• Task instructions: Please retype the data in full and exactly; the pictures are not part of the copy.
··········
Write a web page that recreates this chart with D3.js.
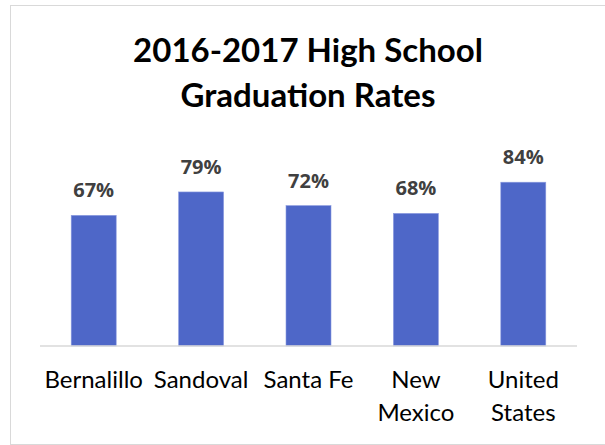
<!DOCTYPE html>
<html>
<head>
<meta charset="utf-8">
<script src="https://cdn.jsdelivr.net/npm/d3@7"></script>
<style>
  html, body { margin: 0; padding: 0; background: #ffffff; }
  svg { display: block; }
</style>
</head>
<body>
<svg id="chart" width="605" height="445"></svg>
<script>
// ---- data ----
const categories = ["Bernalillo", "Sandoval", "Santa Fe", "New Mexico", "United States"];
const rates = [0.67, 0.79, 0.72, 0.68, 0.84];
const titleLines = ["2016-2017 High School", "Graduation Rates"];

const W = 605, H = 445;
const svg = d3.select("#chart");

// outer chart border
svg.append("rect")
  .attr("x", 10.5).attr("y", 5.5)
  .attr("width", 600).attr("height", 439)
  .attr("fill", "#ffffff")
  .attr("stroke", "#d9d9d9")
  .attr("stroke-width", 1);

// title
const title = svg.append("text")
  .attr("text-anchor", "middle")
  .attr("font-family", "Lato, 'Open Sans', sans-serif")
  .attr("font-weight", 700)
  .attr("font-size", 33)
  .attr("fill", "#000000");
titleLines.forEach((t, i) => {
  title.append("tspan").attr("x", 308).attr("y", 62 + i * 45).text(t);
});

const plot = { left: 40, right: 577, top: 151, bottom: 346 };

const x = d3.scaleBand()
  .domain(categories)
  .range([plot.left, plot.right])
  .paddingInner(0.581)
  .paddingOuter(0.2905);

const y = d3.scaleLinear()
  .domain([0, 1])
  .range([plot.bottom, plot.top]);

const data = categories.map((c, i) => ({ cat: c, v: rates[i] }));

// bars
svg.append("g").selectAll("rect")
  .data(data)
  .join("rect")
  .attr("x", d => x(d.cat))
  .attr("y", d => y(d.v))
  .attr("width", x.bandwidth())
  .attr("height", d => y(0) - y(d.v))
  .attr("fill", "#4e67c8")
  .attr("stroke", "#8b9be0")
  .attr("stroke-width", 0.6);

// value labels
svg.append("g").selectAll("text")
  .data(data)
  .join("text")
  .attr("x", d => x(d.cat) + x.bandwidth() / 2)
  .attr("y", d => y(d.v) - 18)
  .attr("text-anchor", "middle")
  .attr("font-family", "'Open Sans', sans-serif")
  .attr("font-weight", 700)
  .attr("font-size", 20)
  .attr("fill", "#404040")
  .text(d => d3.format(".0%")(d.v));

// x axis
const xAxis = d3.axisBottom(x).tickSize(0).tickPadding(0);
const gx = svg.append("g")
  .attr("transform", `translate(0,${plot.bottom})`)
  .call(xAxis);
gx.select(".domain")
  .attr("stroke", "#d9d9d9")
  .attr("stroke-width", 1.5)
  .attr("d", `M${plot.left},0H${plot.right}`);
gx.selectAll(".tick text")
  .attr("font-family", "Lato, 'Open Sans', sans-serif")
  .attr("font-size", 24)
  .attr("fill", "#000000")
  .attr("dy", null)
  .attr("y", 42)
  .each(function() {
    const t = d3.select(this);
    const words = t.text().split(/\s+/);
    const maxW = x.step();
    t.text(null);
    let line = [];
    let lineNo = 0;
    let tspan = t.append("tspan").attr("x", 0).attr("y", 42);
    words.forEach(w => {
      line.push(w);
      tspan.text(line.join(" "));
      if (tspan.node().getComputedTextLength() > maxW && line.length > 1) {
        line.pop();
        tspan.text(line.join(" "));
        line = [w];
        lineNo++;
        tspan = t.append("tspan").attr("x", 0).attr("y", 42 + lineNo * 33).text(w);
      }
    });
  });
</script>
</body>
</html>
··········
• Complete answer:
Write a web page that recreates this chart with D3.js.
<!DOCTYPE html>
<html>
<head>
<meta charset="utf-8">
<script src="https://cdn.jsdelivr.net/npm/d3@7"></script>
<style>
  html, body { margin: 0; padding: 0; background: #ffffff; }
  svg { display: block; }
</style>
</head>
<body>
<svg id="chart" width="605" height="445"></svg>
<script>
// ---- data ----
const categories = ["Bernalillo", "Sandoval", "Santa Fe", "New Mexico", "United States"];
const rates = [0.67, 0.79, 0.72, 0.68, 0.84];
const titleLines = ["2016-2017 High School", "Graduation Rates"];

const W = 605, H = 445;
const svg = d3.select("#chart");

// outer chart border
svg.append("rect")
  .attr("x", 10.5).attr("y", 5.5)
  .attr("width", 600).attr("height", 439)
  .attr("fill", "#ffffff")
  .attr("stroke", "#d9d9d9")
  .attr("stroke-width", 1);

// title
const title = svg.append("text")
  .attr("text-anchor", "middle")
  .attr("font-family", "Lato, 'Open Sans', sans-serif")
  .attr("font-weight", 700)
  .attr("font-size", 33)
  .attr("fill", "#000000");
titleLines.forEach((t, i) => {
  title.append("tspan").attr("x", 308).attr("y", 62 + i * 45).text(t);
});

const plot = { left: 40, right: 577, top: 151, bottom: 346 };

const x = d3.scaleBand()
  .domain(categories)
  .range([plot.left, plot.right])
  .paddingInner(0.581)
  .paddingOuter(0.2905);

const y = d3.scaleLinear()
  .domain([0, 1])
  .range([plot.bottom, plot.top]);

const data = categories.map((c, i) => ({ cat: c, v: rates[i] }));

// bars
svg.append("g").selectAll("rect")
  .data(data)
  .join("rect")
  .attr("x", d => x(d.cat))
  .attr("y", d => y(d.v))
  .attr("width", x.bandwidth())
  .attr("height", d => y(0) - y(d.v))
  .attr("fill", "#4e67c8")
  .attr("stroke", "#8b9be0")
  .attr("stroke-width", 0.6);

// value labels
svg.append("g").selectAll("text")
  .data(data)
  .join("text")
  .attr("x", d => x(d.cat) + x.bandwidth() / 2)
  .attr("y", d => y(d.v) - 18)
  .attr("text-anchor", "middle")
  .attr("font-family", "'Open Sans', sans-serif")
  .attr("font-weight", 700)
  .attr("font-size", 20)
  .attr("fill", "#404040")
  .text(d => d3.format(".0%")(d.v));

// x axis
const xAxis = d3.axisBottom(x).tickSize(0).tickPadding(0);
const gx = svg.append("g")
  .attr("transform", `translate(0,${plot.bottom})`)
  .call(xAxis);
gx.select(".domain")
  .attr("stroke", "#d9d9d9")
  .attr("stroke-width", 1.5)
  .attr("d", `M${plot.left},0H${plot.right}`);
gx.selectAll(".tick text")
  .attr("font-family", "Lato, 'Open Sans', sans-serif")
  .attr("font-size", 24)
  .attr("fill", "#000000")
  .attr("dy", null)
  .attr("y", 42)
  .each(function() {
    const t = d3.select(this);
    const words = t.text().split(/\s+/);
    const maxW = x.step();
    t.text(null);
    let line = [];
    let lineNo = 0;
    let tspan = t.append("tspan").attr("x", 0).attr("y", 42);
    words.forEach(w => {
      line.push(w);
      tspan.text(line.join(" "));
      if (tspan.node().getComputedTextLength() > maxW && line.length > 1) {
        line.pop();
        tspan.text(line.join(" "));
        line = [w];
        lineNo++;
        tspan = t.append("tspan").attr("x", 0).attr("y", 42 + lineNo * 33).text(w);
      }
    });
  });
</script>
</body>
</html>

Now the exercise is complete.